Seekor gajah dari tim patroli pencegahan konflik satwa (Flying Squad) berdiri gagah, bersama pawang yang menuntunnya melewati hutan Taman Nasional Tesso Nilo. Gajah-gajah terlatih ini berperan sebagai penjaga bagi sesamanya, membantu mengarahkan kawanan gajah liar menjauh dari ladang, dan mencegah konflik dengan masyarakat.
Di balik inisiatif ini, Yayasan Taman Nasional Tesso Nilo (YTNTN)—sebuah organisasi independen yang terpisah dari Balai Besar Taman Nasional Tesso Nilo (BTNTN)—bekerja sama dengan Musim Mas, telah menghabiskan waktu bertahun-tahun untuk membangun kepercayaan dengan masyarakat setempat, serta mengedukasi mereka tentang cara mengatasi konflik tanpa membahayakan gajah. Sebagai bagian dari strategi mitigasi jangka panjang ini, yayasan telah melatih tiga ekor gajah untuk mengendalikan upaya mitigasi konflik.
Lebih dari sekadar mitigasi konflik, proyek ini juga memberikan dampak ekonomi dan sosial yang signifikan, terutama bagi perempuan dan pekebun lokal. Dengan menyediakan peluang mata pencaharian yang berkelanjutan, inisiatif ini membantu masyarakat pedesaan untuk menghadapi, dan pulih dari permasalahan yang ditimbulkan oleh konflik antara manusia dan satwa liar. Program ini mendukung kelompok perempuan dalam menghasilkan pendapatan, menanam tanaman yang tidak disukai gajah, serta mengompos kotoran gajah menjadi pupuk organik.

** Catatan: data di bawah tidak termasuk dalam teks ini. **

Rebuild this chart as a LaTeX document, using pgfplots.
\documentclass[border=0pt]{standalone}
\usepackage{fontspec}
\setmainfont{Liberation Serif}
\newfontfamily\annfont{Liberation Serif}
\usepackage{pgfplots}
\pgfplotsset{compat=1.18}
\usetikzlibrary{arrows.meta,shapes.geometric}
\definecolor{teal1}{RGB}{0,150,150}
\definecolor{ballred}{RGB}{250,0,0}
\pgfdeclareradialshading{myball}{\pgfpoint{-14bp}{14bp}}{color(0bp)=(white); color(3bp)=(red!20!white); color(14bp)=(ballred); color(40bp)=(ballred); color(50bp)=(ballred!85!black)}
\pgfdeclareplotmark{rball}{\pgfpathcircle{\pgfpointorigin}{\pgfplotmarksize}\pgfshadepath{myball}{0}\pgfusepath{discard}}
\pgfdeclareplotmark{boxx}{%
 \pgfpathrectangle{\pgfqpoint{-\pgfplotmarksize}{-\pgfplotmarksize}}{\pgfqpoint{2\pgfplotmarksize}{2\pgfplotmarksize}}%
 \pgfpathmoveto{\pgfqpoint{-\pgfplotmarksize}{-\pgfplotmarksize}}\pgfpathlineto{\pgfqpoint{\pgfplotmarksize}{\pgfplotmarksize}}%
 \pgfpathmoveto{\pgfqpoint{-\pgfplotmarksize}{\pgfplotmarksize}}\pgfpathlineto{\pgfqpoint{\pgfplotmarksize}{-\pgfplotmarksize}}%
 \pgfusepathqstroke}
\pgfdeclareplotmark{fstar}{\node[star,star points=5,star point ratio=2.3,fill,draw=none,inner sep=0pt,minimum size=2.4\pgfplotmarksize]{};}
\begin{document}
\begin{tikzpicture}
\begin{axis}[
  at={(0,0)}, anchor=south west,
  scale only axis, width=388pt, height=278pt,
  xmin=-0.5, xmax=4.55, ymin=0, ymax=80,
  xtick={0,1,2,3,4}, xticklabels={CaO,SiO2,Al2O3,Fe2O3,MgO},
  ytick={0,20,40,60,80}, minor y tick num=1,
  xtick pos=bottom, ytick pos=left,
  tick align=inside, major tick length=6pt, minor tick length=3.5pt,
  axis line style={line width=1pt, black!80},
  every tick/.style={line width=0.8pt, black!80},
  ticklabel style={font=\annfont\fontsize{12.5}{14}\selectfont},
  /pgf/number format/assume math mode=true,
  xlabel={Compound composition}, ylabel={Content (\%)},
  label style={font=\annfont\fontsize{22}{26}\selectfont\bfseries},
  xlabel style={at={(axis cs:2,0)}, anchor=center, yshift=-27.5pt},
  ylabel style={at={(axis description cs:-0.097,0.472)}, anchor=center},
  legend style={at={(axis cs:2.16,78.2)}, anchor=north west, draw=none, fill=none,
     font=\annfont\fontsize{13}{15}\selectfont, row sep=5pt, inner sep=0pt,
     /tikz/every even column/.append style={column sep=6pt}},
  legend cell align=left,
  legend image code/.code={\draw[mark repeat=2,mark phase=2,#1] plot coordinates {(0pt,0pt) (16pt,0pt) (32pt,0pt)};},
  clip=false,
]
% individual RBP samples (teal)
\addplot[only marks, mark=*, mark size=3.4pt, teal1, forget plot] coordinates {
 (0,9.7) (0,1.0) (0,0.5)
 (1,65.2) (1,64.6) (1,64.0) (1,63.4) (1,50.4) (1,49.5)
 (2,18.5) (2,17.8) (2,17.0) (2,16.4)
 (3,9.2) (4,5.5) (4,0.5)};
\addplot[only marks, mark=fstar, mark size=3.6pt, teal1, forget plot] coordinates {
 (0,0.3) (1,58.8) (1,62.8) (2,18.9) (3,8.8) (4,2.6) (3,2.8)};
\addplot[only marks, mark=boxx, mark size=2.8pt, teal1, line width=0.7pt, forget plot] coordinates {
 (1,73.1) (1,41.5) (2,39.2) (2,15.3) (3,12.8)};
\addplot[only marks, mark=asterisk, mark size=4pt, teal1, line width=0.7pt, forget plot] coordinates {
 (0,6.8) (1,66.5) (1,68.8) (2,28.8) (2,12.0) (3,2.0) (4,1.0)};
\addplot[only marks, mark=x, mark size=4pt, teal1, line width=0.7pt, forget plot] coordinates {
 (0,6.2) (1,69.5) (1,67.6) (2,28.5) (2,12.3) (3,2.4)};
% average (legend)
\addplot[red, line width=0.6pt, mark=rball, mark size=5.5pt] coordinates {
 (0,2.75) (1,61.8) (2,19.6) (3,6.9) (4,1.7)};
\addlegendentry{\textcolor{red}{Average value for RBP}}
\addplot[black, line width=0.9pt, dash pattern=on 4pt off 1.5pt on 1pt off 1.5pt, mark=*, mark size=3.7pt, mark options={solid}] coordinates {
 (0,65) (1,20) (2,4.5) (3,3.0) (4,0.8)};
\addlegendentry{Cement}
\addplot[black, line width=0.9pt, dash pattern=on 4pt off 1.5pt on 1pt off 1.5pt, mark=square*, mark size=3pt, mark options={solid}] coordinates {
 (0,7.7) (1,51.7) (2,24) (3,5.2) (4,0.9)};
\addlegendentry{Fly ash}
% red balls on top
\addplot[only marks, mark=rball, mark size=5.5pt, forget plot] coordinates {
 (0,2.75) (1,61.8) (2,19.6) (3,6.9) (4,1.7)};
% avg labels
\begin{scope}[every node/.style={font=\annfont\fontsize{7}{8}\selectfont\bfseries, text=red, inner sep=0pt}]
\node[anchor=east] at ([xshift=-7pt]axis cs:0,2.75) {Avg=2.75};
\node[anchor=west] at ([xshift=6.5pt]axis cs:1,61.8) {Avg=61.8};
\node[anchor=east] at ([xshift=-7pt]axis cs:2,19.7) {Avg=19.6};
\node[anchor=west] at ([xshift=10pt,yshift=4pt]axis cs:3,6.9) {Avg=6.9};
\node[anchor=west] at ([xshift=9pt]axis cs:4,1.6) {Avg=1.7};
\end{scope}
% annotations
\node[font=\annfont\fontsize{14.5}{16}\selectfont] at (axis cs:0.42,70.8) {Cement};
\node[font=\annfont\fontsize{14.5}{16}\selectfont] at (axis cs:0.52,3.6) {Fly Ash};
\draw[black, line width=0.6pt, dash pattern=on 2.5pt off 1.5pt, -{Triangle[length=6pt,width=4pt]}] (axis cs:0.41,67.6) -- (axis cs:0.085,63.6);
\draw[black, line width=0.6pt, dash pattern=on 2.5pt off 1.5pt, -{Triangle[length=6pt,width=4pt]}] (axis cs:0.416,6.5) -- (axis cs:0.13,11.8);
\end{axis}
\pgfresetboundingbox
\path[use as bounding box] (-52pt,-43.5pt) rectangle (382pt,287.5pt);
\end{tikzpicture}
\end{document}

Pengomposan kotoran gajah menjadi pupuk organik yang bernilai bagi pertanian lokal, menjadi salah satu contoh dampak positif dari inisiatif ini. Meskipun bukan bagian langsung dari program kami, praktik berkelanjutan ini muncul melalui program Badan Pengelola Dana Lingkungan Hidup (BPDLH). Upaya ini tidak hanya membantu mengurangi limbah, tetapi juga memberikan sumber pendapatan tambahan bagi masyarakat, serta mendorong konservasi dan pemberdayaan ekonomi. Pupuk organik ini juga digunakan untuk menyuburkan tanaman yang mereka budidayakan.

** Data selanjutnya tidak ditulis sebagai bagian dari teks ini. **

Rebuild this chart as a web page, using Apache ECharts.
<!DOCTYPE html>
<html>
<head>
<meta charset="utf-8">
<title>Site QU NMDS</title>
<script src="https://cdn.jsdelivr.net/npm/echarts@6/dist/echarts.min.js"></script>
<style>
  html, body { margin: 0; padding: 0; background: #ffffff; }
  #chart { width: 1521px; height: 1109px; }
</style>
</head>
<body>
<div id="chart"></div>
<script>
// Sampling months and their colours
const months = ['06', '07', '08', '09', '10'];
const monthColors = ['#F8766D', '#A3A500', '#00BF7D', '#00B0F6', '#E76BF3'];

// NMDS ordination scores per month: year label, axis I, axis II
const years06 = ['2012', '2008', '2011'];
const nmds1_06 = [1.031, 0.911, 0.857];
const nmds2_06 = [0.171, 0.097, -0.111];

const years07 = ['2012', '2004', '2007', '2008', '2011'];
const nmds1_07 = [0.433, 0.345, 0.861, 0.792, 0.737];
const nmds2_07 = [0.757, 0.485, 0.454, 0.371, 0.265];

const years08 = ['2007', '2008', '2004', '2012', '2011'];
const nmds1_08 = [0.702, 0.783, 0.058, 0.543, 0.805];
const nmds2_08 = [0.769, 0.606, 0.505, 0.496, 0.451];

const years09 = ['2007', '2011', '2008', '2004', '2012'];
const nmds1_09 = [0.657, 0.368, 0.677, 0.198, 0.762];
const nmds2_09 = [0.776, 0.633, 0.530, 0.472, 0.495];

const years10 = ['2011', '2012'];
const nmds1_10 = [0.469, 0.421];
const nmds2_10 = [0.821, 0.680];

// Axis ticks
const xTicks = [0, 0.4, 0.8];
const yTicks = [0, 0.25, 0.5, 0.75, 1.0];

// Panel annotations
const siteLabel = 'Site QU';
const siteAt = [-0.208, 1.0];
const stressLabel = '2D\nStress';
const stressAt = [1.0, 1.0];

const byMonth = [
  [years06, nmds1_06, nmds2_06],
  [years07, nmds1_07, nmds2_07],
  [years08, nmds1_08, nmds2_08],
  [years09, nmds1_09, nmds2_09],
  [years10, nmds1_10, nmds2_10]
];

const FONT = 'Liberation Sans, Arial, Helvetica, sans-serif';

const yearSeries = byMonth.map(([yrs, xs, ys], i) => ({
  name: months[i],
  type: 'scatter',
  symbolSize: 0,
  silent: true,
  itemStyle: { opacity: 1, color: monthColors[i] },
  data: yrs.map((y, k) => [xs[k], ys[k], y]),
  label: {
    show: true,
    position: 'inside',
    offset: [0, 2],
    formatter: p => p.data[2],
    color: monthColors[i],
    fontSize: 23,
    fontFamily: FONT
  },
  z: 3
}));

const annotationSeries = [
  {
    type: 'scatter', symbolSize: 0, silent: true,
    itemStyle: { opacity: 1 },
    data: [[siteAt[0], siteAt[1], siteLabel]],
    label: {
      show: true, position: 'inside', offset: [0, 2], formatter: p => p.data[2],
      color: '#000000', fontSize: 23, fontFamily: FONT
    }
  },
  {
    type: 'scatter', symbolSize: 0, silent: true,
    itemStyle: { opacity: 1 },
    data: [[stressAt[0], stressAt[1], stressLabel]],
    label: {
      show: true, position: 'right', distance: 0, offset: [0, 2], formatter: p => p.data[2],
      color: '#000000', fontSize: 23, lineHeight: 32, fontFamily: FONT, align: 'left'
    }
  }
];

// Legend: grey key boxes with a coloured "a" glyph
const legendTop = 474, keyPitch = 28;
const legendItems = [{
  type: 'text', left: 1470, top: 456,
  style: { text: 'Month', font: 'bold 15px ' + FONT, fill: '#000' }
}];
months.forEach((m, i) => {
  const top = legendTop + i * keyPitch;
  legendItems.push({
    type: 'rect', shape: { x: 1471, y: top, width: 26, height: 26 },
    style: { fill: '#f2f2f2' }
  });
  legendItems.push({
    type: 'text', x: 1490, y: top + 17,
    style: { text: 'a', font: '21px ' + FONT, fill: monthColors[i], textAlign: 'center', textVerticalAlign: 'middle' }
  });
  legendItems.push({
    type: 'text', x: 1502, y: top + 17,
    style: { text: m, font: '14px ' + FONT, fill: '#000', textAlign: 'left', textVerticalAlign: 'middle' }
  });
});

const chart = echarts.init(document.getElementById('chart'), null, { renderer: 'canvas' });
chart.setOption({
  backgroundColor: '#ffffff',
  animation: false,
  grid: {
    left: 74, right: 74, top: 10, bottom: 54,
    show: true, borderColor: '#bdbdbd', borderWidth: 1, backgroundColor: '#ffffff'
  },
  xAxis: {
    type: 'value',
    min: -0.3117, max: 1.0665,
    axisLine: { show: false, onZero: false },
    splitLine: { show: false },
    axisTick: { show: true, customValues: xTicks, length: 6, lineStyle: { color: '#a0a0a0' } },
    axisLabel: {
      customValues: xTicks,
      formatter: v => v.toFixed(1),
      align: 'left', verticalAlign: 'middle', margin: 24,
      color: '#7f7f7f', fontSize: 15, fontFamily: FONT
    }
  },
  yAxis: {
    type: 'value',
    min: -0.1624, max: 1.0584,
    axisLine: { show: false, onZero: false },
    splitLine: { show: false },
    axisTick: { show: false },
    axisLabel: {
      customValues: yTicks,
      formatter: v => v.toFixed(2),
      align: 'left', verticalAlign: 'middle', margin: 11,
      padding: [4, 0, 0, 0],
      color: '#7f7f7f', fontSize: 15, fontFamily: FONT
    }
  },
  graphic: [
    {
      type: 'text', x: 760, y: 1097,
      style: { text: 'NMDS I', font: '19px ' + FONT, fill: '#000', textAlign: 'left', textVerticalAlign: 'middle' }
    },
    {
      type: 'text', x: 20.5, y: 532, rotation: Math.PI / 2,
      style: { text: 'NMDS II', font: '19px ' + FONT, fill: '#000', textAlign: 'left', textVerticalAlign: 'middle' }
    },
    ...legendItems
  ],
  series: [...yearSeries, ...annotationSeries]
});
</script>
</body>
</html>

Para perempuan dengan penuh ketekunan merawat tanaman untuk pakan gajah seperti cempedak, nangka, dan bambu, yang kemudian dijual kepada YTNTN untuk mendukung upaya penanaman di area seluas 10 hektare di habitat gajah di Tesso Nilo, serta di kawasan konservasi Musim Mas yang berada di jalur yang dilewati gajah. Upaya yang mereka lakukan tidak hanya menyediakan makanan bagi gajah, tetapi juga memberikan stabilitas finansial bagi keluarga mereka.
Kelompok perempuan ini juga menanam dan menjual tanaman yang tidak disukai gajah, untuk membantu pekebun melindungi lahan mereka dari konflik dengan satwa liar. Tanaman dari keluarga Rutaceae (keluarga jeruk-jerukan), terutama jeruk purut (Citrus hystrix), penghasil minyak atsiri yang secara alami dapat mengusir gajah.
Uji coba telah dilakukan dengan menanam lima jenis jeruk di tiga lahan perkebunan masyarakat yang berada di jalur gajah. Selama area tanamnya masih kecil, gajah tidak akan pernah mendatangi ladang-ladang tersebut. Inisiatif ini membantu menciptakan penghalang alami terhadap gajah, sekaligus memberikan sumber pendapatan tambahan bagi masyarakat.
Apa yang dulunya merupakan perlawanan bertahan hidup antara manusia dan gajah, kini telah bertransformasi menjadi model konservasi gajah yang menguntungkan bagi keduanya. Flying squad menjadi simbol dari terobosan tersebut. Para perempuan dan pekebun lokal telah membuktikan bahwa konservasi satwa liar dan pertumbuhan ekonomi dapat berjalan beriringan. Mereka menjadi contoh bahwa melindungi satwa liar tidak berarti mengorbankan mata pencaharian, melainkan menemukan cara baru untuk tumbuh bersama.